EXERCISE TASK -> Copy each line of the records that holds the string "this".

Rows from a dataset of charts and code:
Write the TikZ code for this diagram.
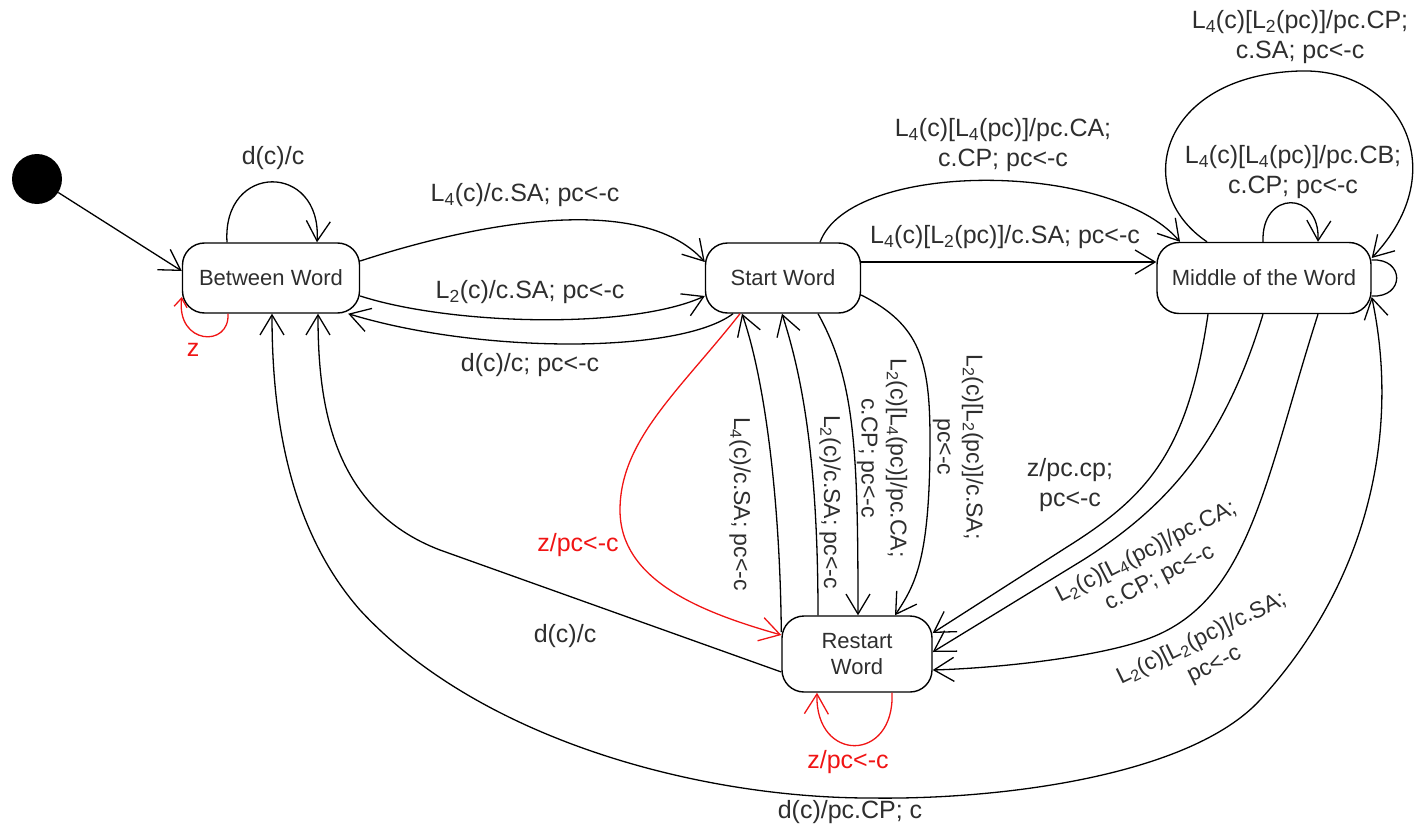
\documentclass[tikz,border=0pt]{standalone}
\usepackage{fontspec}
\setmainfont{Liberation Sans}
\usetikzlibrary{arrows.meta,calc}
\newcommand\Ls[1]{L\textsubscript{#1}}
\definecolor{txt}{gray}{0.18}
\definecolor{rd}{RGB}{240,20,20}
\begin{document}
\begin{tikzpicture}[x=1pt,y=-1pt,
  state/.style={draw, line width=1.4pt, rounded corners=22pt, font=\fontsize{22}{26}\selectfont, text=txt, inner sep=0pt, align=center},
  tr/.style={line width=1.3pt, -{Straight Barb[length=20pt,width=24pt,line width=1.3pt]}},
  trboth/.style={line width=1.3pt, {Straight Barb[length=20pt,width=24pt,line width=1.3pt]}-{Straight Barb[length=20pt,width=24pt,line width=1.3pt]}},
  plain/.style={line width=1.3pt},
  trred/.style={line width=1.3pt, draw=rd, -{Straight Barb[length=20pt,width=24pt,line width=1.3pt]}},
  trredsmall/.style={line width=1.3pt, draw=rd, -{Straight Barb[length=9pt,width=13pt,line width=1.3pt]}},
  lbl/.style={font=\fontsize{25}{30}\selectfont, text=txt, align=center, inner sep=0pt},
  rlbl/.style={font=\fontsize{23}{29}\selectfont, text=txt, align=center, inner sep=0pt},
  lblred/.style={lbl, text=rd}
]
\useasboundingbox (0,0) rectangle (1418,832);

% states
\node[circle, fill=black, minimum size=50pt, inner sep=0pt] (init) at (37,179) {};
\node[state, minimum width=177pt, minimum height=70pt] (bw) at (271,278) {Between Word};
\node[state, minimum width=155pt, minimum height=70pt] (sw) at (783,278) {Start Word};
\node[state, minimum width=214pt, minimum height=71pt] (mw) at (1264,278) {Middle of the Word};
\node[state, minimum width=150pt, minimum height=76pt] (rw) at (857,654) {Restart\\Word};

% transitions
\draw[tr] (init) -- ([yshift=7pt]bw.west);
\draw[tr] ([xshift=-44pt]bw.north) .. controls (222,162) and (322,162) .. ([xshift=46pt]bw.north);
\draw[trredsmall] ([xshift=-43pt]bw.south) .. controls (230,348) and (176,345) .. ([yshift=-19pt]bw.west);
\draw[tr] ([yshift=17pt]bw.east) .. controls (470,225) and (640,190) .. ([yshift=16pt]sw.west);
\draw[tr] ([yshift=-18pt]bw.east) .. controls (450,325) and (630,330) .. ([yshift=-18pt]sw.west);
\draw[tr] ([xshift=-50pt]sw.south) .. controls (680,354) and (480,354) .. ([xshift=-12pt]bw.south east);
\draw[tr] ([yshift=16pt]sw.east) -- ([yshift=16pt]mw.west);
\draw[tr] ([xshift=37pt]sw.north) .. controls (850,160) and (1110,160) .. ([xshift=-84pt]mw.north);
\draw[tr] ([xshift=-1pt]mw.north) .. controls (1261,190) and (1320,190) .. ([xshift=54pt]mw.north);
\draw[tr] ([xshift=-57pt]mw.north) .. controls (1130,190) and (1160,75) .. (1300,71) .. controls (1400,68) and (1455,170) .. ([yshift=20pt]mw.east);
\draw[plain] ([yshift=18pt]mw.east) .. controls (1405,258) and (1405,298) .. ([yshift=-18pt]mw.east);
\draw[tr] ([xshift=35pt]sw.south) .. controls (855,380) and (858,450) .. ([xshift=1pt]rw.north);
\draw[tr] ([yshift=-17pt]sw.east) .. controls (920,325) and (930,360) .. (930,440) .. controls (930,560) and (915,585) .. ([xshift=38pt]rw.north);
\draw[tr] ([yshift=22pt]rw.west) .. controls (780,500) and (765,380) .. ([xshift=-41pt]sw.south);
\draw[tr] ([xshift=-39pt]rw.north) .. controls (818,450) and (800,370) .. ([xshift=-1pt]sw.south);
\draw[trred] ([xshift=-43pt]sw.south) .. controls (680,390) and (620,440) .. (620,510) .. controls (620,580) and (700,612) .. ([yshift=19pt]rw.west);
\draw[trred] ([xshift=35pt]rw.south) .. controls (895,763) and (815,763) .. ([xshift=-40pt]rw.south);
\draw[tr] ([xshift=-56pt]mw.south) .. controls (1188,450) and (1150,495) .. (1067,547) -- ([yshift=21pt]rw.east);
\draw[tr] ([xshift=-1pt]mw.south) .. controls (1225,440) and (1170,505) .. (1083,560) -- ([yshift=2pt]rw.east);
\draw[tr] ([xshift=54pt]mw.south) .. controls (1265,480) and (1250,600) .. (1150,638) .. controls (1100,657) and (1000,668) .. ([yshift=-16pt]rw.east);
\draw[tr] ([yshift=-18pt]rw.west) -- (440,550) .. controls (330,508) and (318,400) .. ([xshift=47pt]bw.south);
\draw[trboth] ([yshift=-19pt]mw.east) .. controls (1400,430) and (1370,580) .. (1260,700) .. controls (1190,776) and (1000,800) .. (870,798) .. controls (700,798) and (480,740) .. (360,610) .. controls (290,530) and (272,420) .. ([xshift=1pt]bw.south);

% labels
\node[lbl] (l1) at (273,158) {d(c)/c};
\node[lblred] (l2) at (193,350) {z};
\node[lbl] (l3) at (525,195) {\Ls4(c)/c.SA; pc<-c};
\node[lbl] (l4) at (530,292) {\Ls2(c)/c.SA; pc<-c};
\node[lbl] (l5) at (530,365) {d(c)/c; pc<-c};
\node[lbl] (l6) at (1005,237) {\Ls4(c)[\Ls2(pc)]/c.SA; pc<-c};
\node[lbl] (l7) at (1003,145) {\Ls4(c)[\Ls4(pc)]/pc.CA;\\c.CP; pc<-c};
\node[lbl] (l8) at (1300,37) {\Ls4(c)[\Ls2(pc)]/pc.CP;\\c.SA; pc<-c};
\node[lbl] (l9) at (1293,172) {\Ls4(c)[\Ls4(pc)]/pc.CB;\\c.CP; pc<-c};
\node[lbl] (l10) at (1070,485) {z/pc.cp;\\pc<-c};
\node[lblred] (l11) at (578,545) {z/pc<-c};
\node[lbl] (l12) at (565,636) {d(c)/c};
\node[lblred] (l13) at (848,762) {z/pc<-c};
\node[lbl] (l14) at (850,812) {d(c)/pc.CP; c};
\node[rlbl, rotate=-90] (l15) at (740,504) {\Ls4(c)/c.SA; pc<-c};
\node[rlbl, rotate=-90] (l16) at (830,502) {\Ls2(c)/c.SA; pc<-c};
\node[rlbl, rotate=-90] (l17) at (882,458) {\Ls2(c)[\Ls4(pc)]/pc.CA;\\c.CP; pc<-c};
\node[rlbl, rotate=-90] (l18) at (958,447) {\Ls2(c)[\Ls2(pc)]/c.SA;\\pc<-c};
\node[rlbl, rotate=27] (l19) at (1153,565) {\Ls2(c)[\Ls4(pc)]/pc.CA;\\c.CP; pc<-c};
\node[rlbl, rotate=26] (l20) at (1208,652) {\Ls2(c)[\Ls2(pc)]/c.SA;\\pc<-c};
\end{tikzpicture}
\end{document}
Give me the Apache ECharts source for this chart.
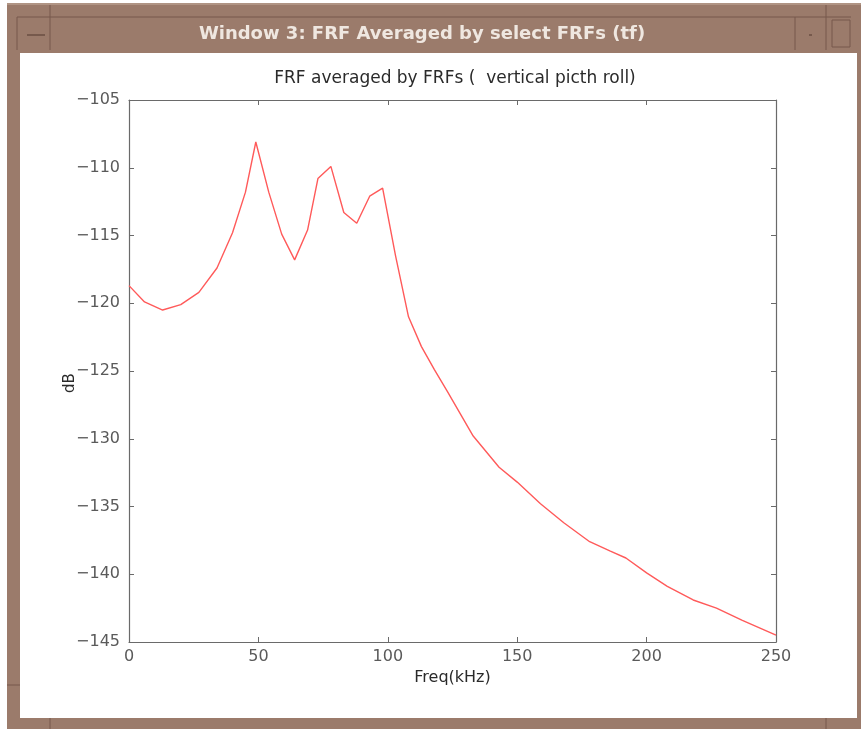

FINISHED EXERCISE ->
Write the TikZ code for this diagram.
Give me the Apache ECharts source for this chart.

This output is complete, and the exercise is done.